Tuesday, December 2, 2008

writing workshop part 2

Welcome to part 2 in my series on writing. Part 1 is here....


Now that you've finished your first rough draft, its time for the first refinement.

1) Every paragraph and your story as a whole needs to begin, to be built, and then ended. This holds true for both your overarching story - and each component paragraph. The reader should be able to sense where you are going from the very beginning.

2) Rewrite as many sentences as you can, changing from the passive voice to the active voice. (NOTE: sometimes this is impossible to do). The passive voice is anything that uses a version of the "be" verb - am, was, is, etc.

3) Revise all non-specific identifying words - words like "he", "she", "they", etc... If a stranger reading the sentence doesn't know who "he", "she" or "they" are, you have a problem. Never assume your reader knows. Change it to the right name.

4) Make sure all of your verbs are in the same tense.

5) Use normal everyday words. Big high falutin words can be appropriate in certain settings, but rarely unless you are writing an academic treatise to a specialized audience. Its also a little too precious and can make the author seem a little full of herself. We lawyers can be guilty of this. I once read a brief where the entire first paragraph was in LATIN. With no translation. I still wonder what it said.


"Wrap article in 200lb weight box and place in authorized recepticle at a designated facility for the transmission of postage item"


"Put in a study box and drop off at the post office."

6) Follow the KISS principle. KEEP IT SIMPLE SILLY (ok. The original uses the word stupid, but I don't like that word). Have you ever been listening to talk radio when someone calls in and takes 20 minutes to set up their question and they never get to the actual question because they've run out of time? Ask yourself - what's your point? And then relay that point in as short a sentence as you can without losing the meaning.

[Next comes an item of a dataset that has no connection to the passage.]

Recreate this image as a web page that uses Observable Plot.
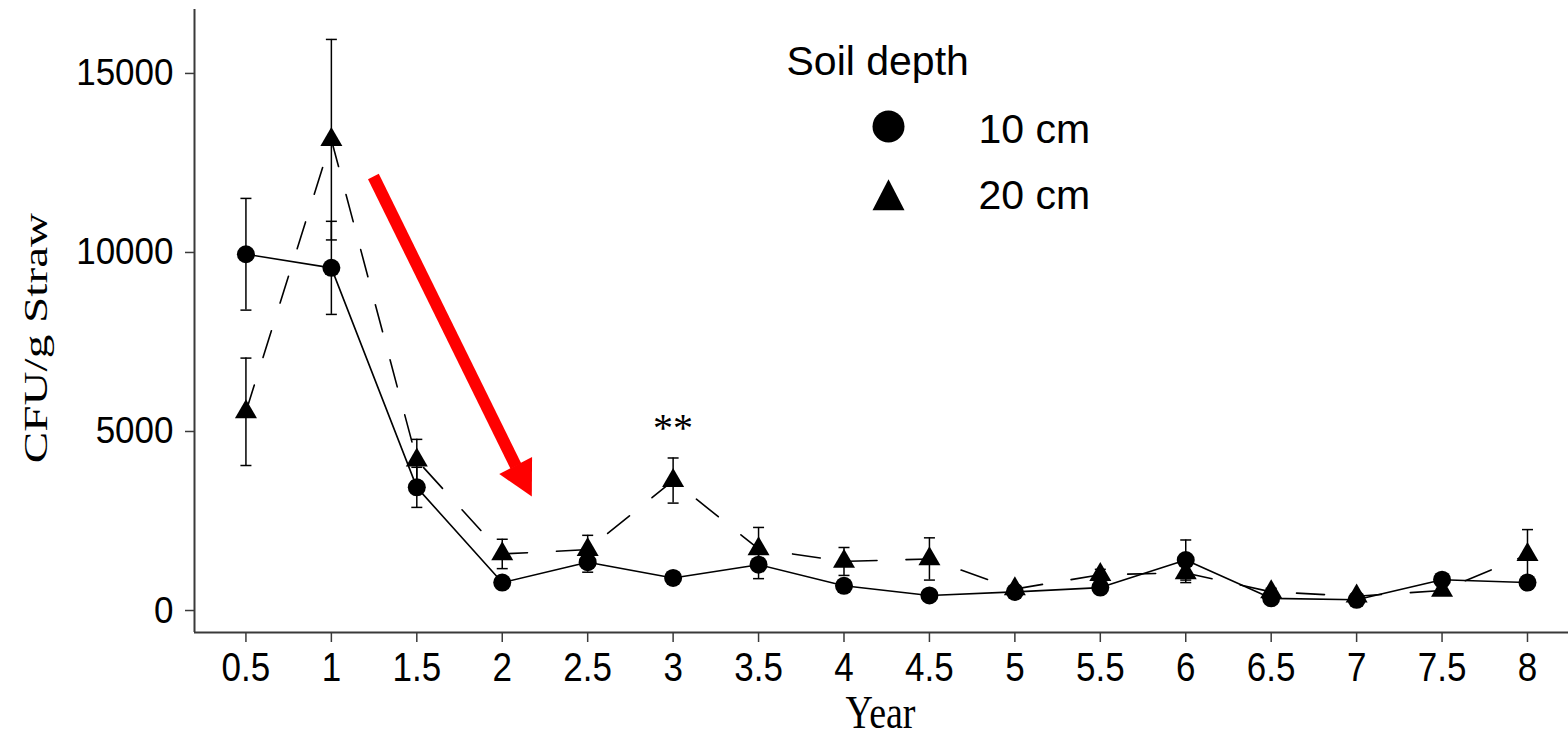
<!DOCTYPE html>
<html>
<head>
<meta charset="utf-8">
<script src="https://cdn.jsdelivr.net/npm/d3@7"></script>
<script src="https://cdn.jsdelivr.net/npm/@observablehq/plot@0.6"></script>
<style>
  html, body { margin: 0; padding: 0; background: #ffffff; }
  #chart { width: 1568px; height: 739px; overflow: hidden; }
</style>
</head>
<body>
<div id="chart"></div>
<script>
// ---- data ----
const years = [0.5, 1, 1.5, 2, 2.5, 3, 3.5, 4, 4.5, 5, 5.5, 6, 6.5, 7, 7.5, 8];
const cfu10 = [9950, 9570, 3440, 780, 1350, 910, 1280, 690, 420, 520, 640, 1410, 340, 300, 860, 780];
const se10  = [1560, 1300, 560, 150, 280, 120, 390, 150, 100, 80, 120, 560, 80, 60, 120, 180];
const cfu20 = [5550, 13150, 4200, 1580, 1700, 3630, 1720, 1370, 1440, 600, 1000, 1050, 520, 400, 560, 1560];
const se20  = [1500, 2800, 580, 410, 400, 630, 600, 390, 590, 100, 150, 270, 100, 80, 120, 700];
const yTicks = [0, 5000, 10000, 15000];
const seriesNames = ["10 cm", "20 cm"];
const legendTitle = "Soil depth";
const xTitle = "Year";
const yTitle = "CFU/g Straw";
const sigYear = [3];
const sigCFU = [5100];
const sigLabel = ["**"];
// red trend arrow (annotation) in data units
const arrowYear = [1.246, 2.08];
const arrowCFU = [12122, 4030];
const arrowHeadYear = [2.11];
const arrowHeadCFU = [3762];

// ---- tables ----
const d10 = years.map((x, i) => ({year: x, cfu: cfu10[i], lo: cfu10[i] - se10[i], hi: cfu10[i] + se10[i]}));
const d20 = years.map((x, i) => ({year: x, cfu: cfu20[i], lo: cfu20[i] - se20[i], hi: cfu20[i] + se20[i]}));
const caps = [...d10, ...d20].flatMap(d => [{year: d.year, v: d.lo}, {year: d.year, v: d.hi}]);
const arrow = arrowYear.map((x, i) => ({year: x, cfu: arrowCFU[i]}));

// ---- symbols ----
const capSymbol = {draw(ctx) { ctx.moveTo(-5.5, 0); ctx.lineTo(5.5, 0); }};
const triSymbol = (b, h) => ({draw(ctx) {
  ctx.moveTo(0, -2 * h / 3); ctx.lineTo(b / 2, h / 3); ctx.lineTo(-b / 2, h / 3); ctx.closePath();
}});

// ---- layout ----
const xMin = 0.199, xMax = 8.24;
const yMin = -614, yMax = 16786;
const axisColor = "#3a3a3a";
const serif = "'Liberation Serif', 'Times New Roman', serif";

const svg = Plot.plot({
  width: 1568,
  height: 739,
  marginLeft: 194,
  marginRight: 0,
  marginTop: 9,
  marginBottom: 107,
  x: {domain: [xMin, xMax]},
  y: {domain: [yMin, yMax]},
  style: {fontFamily: "'Liberation Sans', Arial, sans-serif", background: "#ffffff", color: "#000"},
  marks: [
    Plot.ruleX([xMin], {stroke: axisColor, strokeWidth: 2}),
    Plot.ruleY([yMin], {stroke: axisColor, strokeWidth: 2}),
    Plot.axisX({ticks: years, tickSize: 10, tickPadding: 10, fontSize: 35, tickFormat: d => String(d),
      label: null, stroke: axisColor, strokeWidth: 1.5, fill: "#000"}),
    Plot.axisY({ticks: yTicks, tickSize: 9, tickPadding: 12, fontSize: 35, tickFormat: d => String(d),
      label: null, stroke: axisColor, strokeWidth: 1.5, fill: "#000"}),

    // lines
    Plot.line(d20, {x: "year", y: "cfu", stroke: "#000", strokeWidth: 1.6, strokeDasharray: "28,29"}),
    Plot.line(d10, {x: "year", y: "cfu", stroke: "#000", strokeWidth: 1.6}),

    // error bars
    Plot.ruleX(d10, {x: "year", y1: "lo", y2: "hi", stroke: "#000", strokeWidth: 1.5}),
    Plot.ruleX(d20, {x: "year", y1: "lo", y2: "hi", stroke: "#000", strokeWidth: 1.5}),
    Plot.dot(caps, {x: "year", y: "v", symbol: capSymbol, stroke: "#000", strokeWidth: 1.5, fill: "none"}),

    // markers
    Plot.dot(d10, {x: "year", y: "cfu", r: 9, fill: "#000", stroke: "none"}),
    Plot.dot(d20, {x: "year", y: "cfu", symbol: triSymbol(22, 19), fill: "#000", stroke: "none"}),

    // significance
    Plot.text(sigLabel, {x: () => sigYear[0], y: () => sigCFU[0], text: d => d,
      fontFamily: serif, fontSize: 40, fill: "#000"}),

    // legend
    Plot.text([legendTitle], {frameAnchor: "top-left", dx: 592, dy: 52, text: d => d,
      textAnchor: "start", lineAnchor: "middle", fontSize: 41, fill: "#000"}),
    Plot.dot([0], {frameAnchor: "top-left", dx: 694, dy: 117, r: 16, fill: "#000", stroke: "none"}),
    Plot.dot([0], {frameAnchor: "top-left", dx: 694, dy: 190.4, symbol: triSymbol(32, 31), fill: "#000", stroke: "none"}),
    Plot.text([seriesNames[0]], {frameAnchor: "top-left", dx: 784, dy: 120, text: d => d,
      textAnchor: "start", lineAnchor: "middle", fontSize: 41, fill: "#000"}),
    Plot.text([seriesNames[1]], {frameAnchor: "top-left", dx: 784, dy: 186.6, text: d => d,
      textAnchor: "start", lineAnchor: "middle", fontSize: 41, fill: "#000"}),

    // axis titles
    Plot.text([xTitle], {frameAnchor: "bottom-left", dx: 651, dy: 81, text: d => d, textAnchor: "start",
      lineAnchor: "middle", fontFamily: serif, fontSize: 38, fill: "#000"}),
    Plot.text([yTitle], {frameAnchor: "top-left", dx: -158, dy: 328.5, text: d => d, rotate: -90,
      textAnchor: "middle", lineAnchor: "middle", fontFamily: serif, fontSize: 33, fill: "#000"}),

    // red trend arrow
    Plot.line(arrow, {x: "year", y: "cfu", stroke: "#ff0000", strokeWidth: 12, strokeLinecap: "butt"}),
    Plot.dot(arrowHeadYear.map((x, i) => ({year: x, cfu: arrowHeadCFU[i]})),
      {x: "year", y: "cfu", symbol: triSymbol(37, 35), rotate: 152.5, fill: "#ff0000", stroke: "none"})
  ]
});

// stretch the text glyphs like the reference's narrow fonts
const stretch = (sel, s) => sel.each(function() {
  const t = this.getAttribute("transform") || "";
  this.setAttribute("transform", t + " " + s);
});
const root = d3.select(svg);
stretch(root.selectAll('g[aria-label="x-axis tick label"] text'), "scale(1,1.15)");
stretch(root.selectAll('g[aria-label="y-axis tick label"] text'), "scale(1,1.07)");
stretch(root.selectAll("text").filter(function() { return this.textContent === xTitle; }), "scale(1,1.2)");
stretch(root.selectAll("text").filter(function() { return this.textContent === yTitle; }), "scale(1.43,1)");

document.getElementById("chart").appendChild(svg);
</script>
</body>
</html>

It is absolutely startling how much more powerful a short concise statement is. Play a game. How many words can you remove from a sentence and still keep it's original meaning? Too much detail might be unnecessary to the purpose of your sentence. If it is unnecessary, get it out of there. It obscures your real intent. But take care not to fall into the trap of the 80%. I know many 80%-ers. I.e. These are the people who tell you/write only 80% of what you need to know. You must figure the rest out. And if you don't know how to do it, somehow, its YOUR problem. In my mind, though, the root of this kind of approach is sheer arrogance. READ MY MIND and YOU BETTER BE RIGHT or YOU'RE STUPID. Ummm. No thank you. Sometimes this might work. Most of the time? It doesn't. Say what you need to say - not one word more, and not one word less.

7) Next, shorten your sentences. Try to put a period in everywhere you have a comma, to see if it works. If it does CHOP your sentence in half and rewrite it so you have two independent sentences. Where you have a new subject, start a new paragraph.

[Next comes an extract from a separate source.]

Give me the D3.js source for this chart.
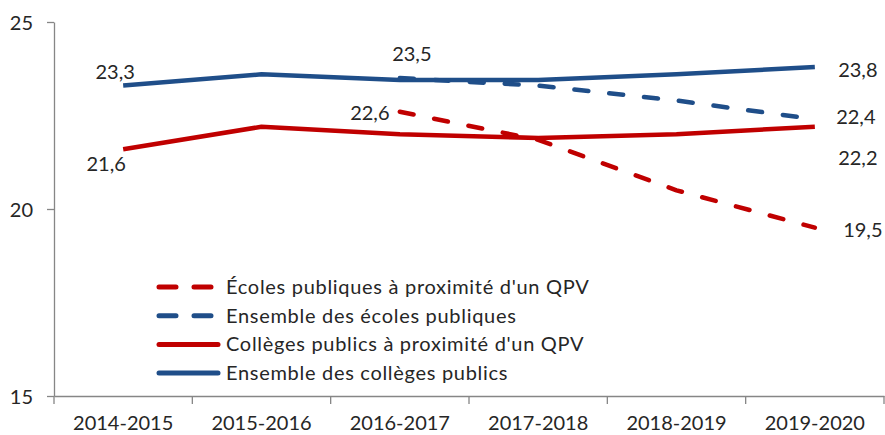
<!DOCTYPE html>
<html>
<head>
    <meta charset="utf-8">
    <script src="https://d3js.org/d3.v7.min.js"></script>
    <style>
        body { margin: 0; background: #fff; }
        svg text { font-family: Lato, "Open Sans", sans-serif; fill: #262626; }
        .axis path, .axis line { stroke: #868686; stroke-width: 1.3; }
    </style>
</head>
<body>
<svg id="chart" width="885" height="435"></svg>
<script>
    const years = ["2014-2015", "2015-2016", "2016-2017", "2017-2018", "2018-2019", "2019-2020"];
    const yTicks = [15, 20, 25];

    // null = no value for that year
    const ecolesQpv = [null, null, 22.6, 21.85, 20.5, 19.5];
    const ecolesAll = [null, null, 23.5, 23.3, 22.9, 22.4];
    const collegesQpv = [21.6, 22.2, 22.0, 21.9, 22.0, 22.2];
    const collegesAll = [23.3, 23.6, 23.45, 23.45, 23.6, 23.8];

    const seriesNames = [
        "Écoles publiques à proximité d'un QPV",
        "Ensemble des écoles publiques",
        "Collèges publics à proximité d'un QPV",
        "Ensemble des collèges publics"
    ];

    const red = "#C00000", blue = "#1F4E89";
    const series = [
        { name: seriesNames[0], values: ecolesQpv, color: red, dashed: true },
        { name: seriesNames[1], values: ecolesAll, color: blue, dashed: true },
        { name: seriesNames[2], values: collegesQpv, color: red, dashed: false },
        { name: seriesNames[3], values: collegesAll, color: blue, dashed: false }
    ];

    const svg = d3.select("#chart");
    const margin = { top: 22, right: 1, bottom: 39, left: 54 };
    const width = +svg.attr("width"), height = +svg.attr("height");

    const x = d3.scaleBand().domain(years).range([margin.left, width - margin.right]);
    const y = d3.scaleLinear().domain([15, 25]).range([height - margin.bottom, margin.top]);
    const cx = d => x(d) + x.bandwidth() / 2;

    const fr = d3.formatLocale({ decimal: ",", thousands: " ", grouping: [3], currency: ["", " €"] });
    const fmt = fr.format(".1f");

    // y axis
    svg.append("g")
        .attr("class", "axis")
        .attr("transform", `translate(${margin.left},0)`)
        .call(d3.axisLeft(y).tickValues(yTicks).tickSize(7).tickSizeOuter(0).tickPadding(14))
        .call(g => g.selectAll("text").style("font-size", "20px").attr("dy", "0.35em"));

    // x axis: labels centred, tick marks on band edges
    const xAxis = svg.append("g")
        .attr("class", "axis")
        .attr("transform", `translate(0,${y(15)})`)
        .call(d3.axisBottom(x).tickSize(0).tickSizeOuter(0).tickPadding(20));
    xAxis.selectAll("text").style("font-size", "20px");
    xAxis.selectAll(".edge")
        .data(years.map(d => x(d)).concat([x.range()[1]]))
        .enter().append("line")
        .attr("class", "edge")
        .attr("x1", d => d).attr("x2", d => d)
        .attr("y1", 0).attr("y2", 8);

    const line = d3.line()
        .defined(d => d.v !== null)
        .x(d => cx(d.year))
        .y(d => y(d.v));

    const drawOrder = [series[2], series[3], series[1], series[0]];
    svg.append("g").selectAll("path")
        .data(drawOrder)
        .enter().append("path")
        .attr("fill", "none")
        .attr("stroke", d => d.color)
        .attr("stroke-width", 4.5)
        .attr("stroke-linecap", d => d.dashed ? "round" : "butt")
        .attr("stroke-linejoin", "round")
        .attr("stroke-dasharray", d => d.dashed ? "14,21" : null)
        .attr("d", d => line(d.values.map((v, i) => ({ year: years[i], v: v }))));

    // data labels: [series index, year index, dx, dy]
    const labelPlaces = [
        [3, 0, -8, -14], [2, 0, -17, 15],
        [1, 2, 12, -24], [0, 2, -30, 1],
        [3, 5, 43, 3], [1, 5, 41, -2], [2, 5, 43, 31], [0, 5, 48, 2]
    ];
    svg.append("g").selectAll("text")
        .data(labelPlaces)
        .enter().append("text")
        .attr("x", d => cx(years[d[1]]) + d[2])
        .attr("y", d => y(series[d[0]].values[d[1]]) + d[3])
        .attr("text-anchor", "middle")
        .attr("dy", "0.35em")
        .style("font-size", "20px")
        .text(d => fmt(series[d[0]].values[d[1]]));

    // legend
    const legend = svg.append("g").attr("transform", "translate(157,287)");
    const item = legend.selectAll("g")
        .data(series)
        .enter().append("g")
        .attr("transform", (d, i) => `translate(0,${i * 28.7})`);
    item.append("line")
        .attr("x1", 2).attr("x2", 61).attr("y1", 0).attr("y2", 0)
        .attr("stroke", d => d.color)
        .attr("stroke-width", 5)
        .attr("stroke-linecap", "round")
        .attr("stroke-dasharray", d => d.dashed ? "17,18" : null);
    item.append("text")
        .attr("x", 69)
        .attr("dy", "0.35em")
        .style("font-size", "20px")
        .style("letter-spacing", "0.7px")
        .text(d => d.name);
</script>
</body>
</html>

Now. Lets apply these rules to an example. I went back and read my original paragraph from session 1 and realized it would not work. My habitual writing style had already unconscioiusly applied a-lot of these rules.

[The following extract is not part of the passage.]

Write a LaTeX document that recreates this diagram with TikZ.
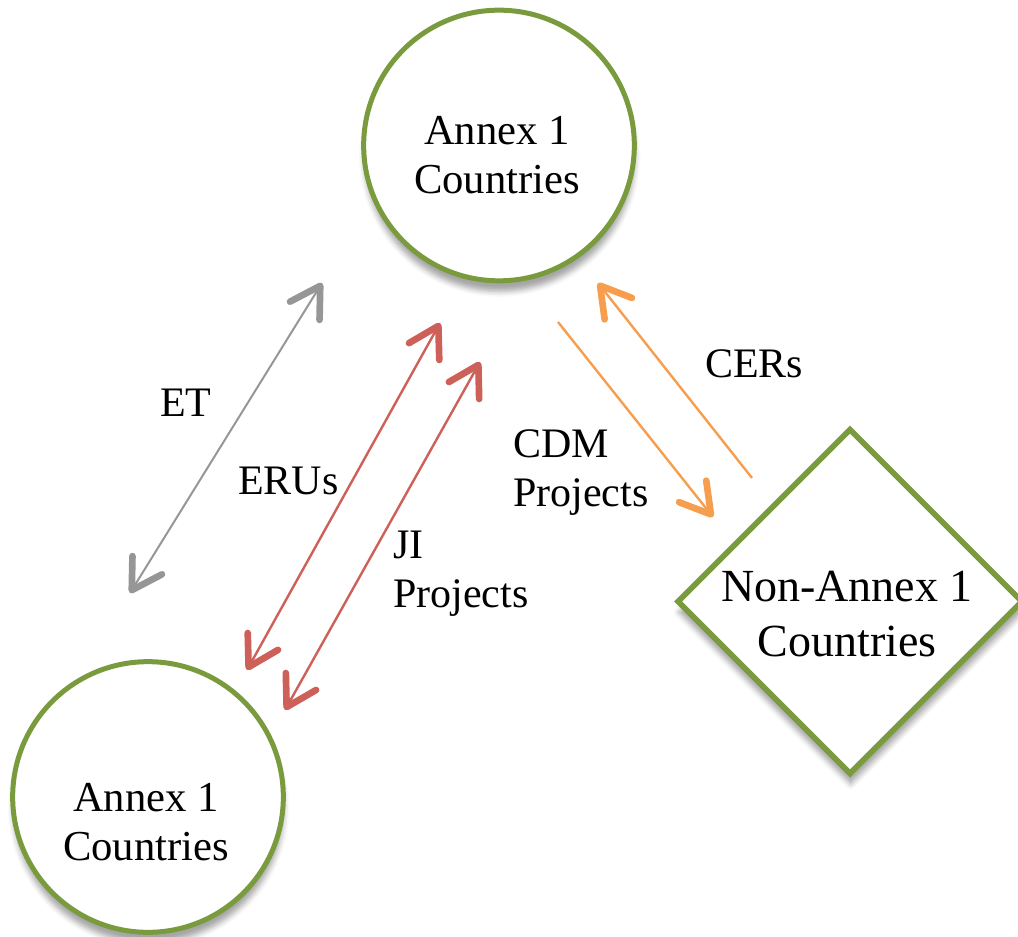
\documentclass[tikz,border=0pt]{standalone}
\usepackage{fontspec}
\setmainfont{Liberation Serif}
\usepackage{xcolor}
\usepackage{tikz}
\usetikzlibrary{shapes}
\usetikzlibrary{shapes.geometric}
\usetikzlibrary{arrows.meta}
\usetikzlibrary{shadows.blur}

\begin{document}
\begin{tikzpicture}[x=0.75pt,y=0.75pt,yscale=-1,xscale=1,
  barb/.tip={Straight Barb[length=22pt,width=26pt,line width=5pt 0,round]},
  country/.style={circle,draw={rgb, 255:red, 122; green, 154; blue, 62 },line width=3.75pt,fill=white,minimum size=203pt,inner sep=0pt,
    blur shadow={shadow xshift=0.5pt,shadow yshift=-8pt,shadow blur radius=4pt,shadow opacity=35}},
  nonannex/.style={diamond,draw={rgb, 255:red, 122; green, 154; blue, 62 },line width=4.2pt,fill=white,minimum width=259.5pt,minimum height=259.5pt,inner sep=0pt,
    blur shadow={shadow xshift=0.5pt,shadow yshift=-8pt,shadow blur radius=4pt,shadow opacity=35}},
  countrytext/.style={align=center,inner sep=0.75pt,font=\fontsize{32}{36.75}\selectfont},
  labeltext/.style={anchor=north west,align=left,inner sep=0.75pt,font=\fontsize{31.5}{37}\selectfont},
  etline/.style={draw={rgb, 255:red, 150; green, 150; blue, 150 },line width=1.5pt,barb-barb},
  jiline/.style={draw={rgb, 255:red, 206; green, 96; blue, 90 },line width=1.8pt,barb-barb},
  cdmline/.style={draw={rgb, 255:red, 247; green, 158; blue, 78 },line width=1.8pt,-barb}]
\useasboundingbox (0,0) rectangle (1018,937);

%Circle: Annex 1 (top)
\node (annexTop) [country] at (499,145.5) {};
%Circle: Annex 1 (bottom)
\node (annexBot) [country] at (148,797) {};
%Diamond: Non-Annex 1
\node (nonAnnex) [nonannex] at (850,601.5) {};

% Text Node
\node (annexTopTxt) [countrytext] at (497,155.5) {Annex 1\\Countries};
% Text Node
\node (annexBotTxt) [countrytext] at (146,822.5) {Annex 1\\Countries};
% Text Node
\node (nonAnnexTxt) [countrytext,font=\fontsize{34.5}{41.25}\selectfont] at (847,614) {Non-Annex 1\\Countries};

%Arrow ends
\coordinate (etA) at (130,593);
\coordinate (etB) at (322,283);
\coordinate (eruA) at (247,670);
\coordinate (eruB) at (440,323);
\coordinate (jiA) at (285,710);
\coordinate (jiB) at (480,362);
\coordinate (cdmA) at (558,322);
\coordinate (cdmB) at (713,517);
\coordinate (cerA) at (752,478);
\coordinate (cerB) at (598,283);

%Straight Lines
\draw [etline] (etA) -- (etB);
\draw [jiline] (eruA) -- (eruB);
\draw [jiline] (jiA) -- (jiB);
\draw [cdmline] (cdmA) -- (cdmB);
\draw [cdmline] (cerA) -- (cerB);

% Text Node
\node (etLbl) [labeltext] at (159,388) {ET};
% Text Node
\node (eruLbl) [labeltext] at (237,466) {ERUs};
% Text Node
\node (jiLbl) [labeltext] at (392,529.5) {JI\\Projects};
% Text Node
\node (cdmLbl) [labeltext] at (512,428) {CDM\\Projects};
% Text Node
\node (cerLbl) [labeltext] at (704,348) {CERs};

\end{tikzpicture}
\end{document}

Let me try draft 1 on a new story:

About a month ago, a friend sent me an email inviting us to join him and a bunch of his friends on Friday morning, to play flag football. I had been concerned to raise it to him. I knew my son, who I knew he would not want to go. C was so anxious - he had never been a football player before, and besides, there were so many video games to play and he had a long 4 day weekend with no homework to play in. It was friday morning, and he was angry that he had to put his game down and go outside, where it was cold and there were no one he knew and it was foggy and the house was warm. The dogs were playing with him and he wanted to stay warm. B was insistent and C was whiney and they went on and on and on and on and on and on. It seemed to go on forever and was so frustrating to listen to. Until finally they finished, and then they got dressed, and then they opened the door, and then they got in the car and then they drove to the school yard that was up the windy road and about 10 miles away in the middle school in the next city over. But when they got there, they were already playing on a muddy field, where it had rained recently and there was mud everywhere. Everyone stood around wondering what to do. They saw the other people and then everyone broke into teams. They played foot ball for a little while until they got tired, and then they went to the monkey bars to play some more while they finished up the game without them. Afterwards, C was so happy that he got to play football and to see them after all.

Here's the rewrite with the rules in play:

About a month ago, a friend sent me an email inviting the boys to join him and a bunch of his friends on Friday morning after Thanksgiving, to play flag football. C hesitated when I told him about it. He had never played football before, and he wanted to play videos instead.

But Friday came, and sure enough, an angry C refused to put his video game down to go into the cold outdoors. There would be no one he knew, and he wanted to stay warm at home. B insisted and C fought, until finally they got ready and left.

When C and B got there, they found the group already playing on a rain-soaked muddy field. The group re-did the teams and played. The boys, however, got tired after just a little while. One by one, they went to play on the monkey bars, while the adults finished the game.

Afterwards, C proudly relayed his success in playing, and his joy in seeing some old friends afterall.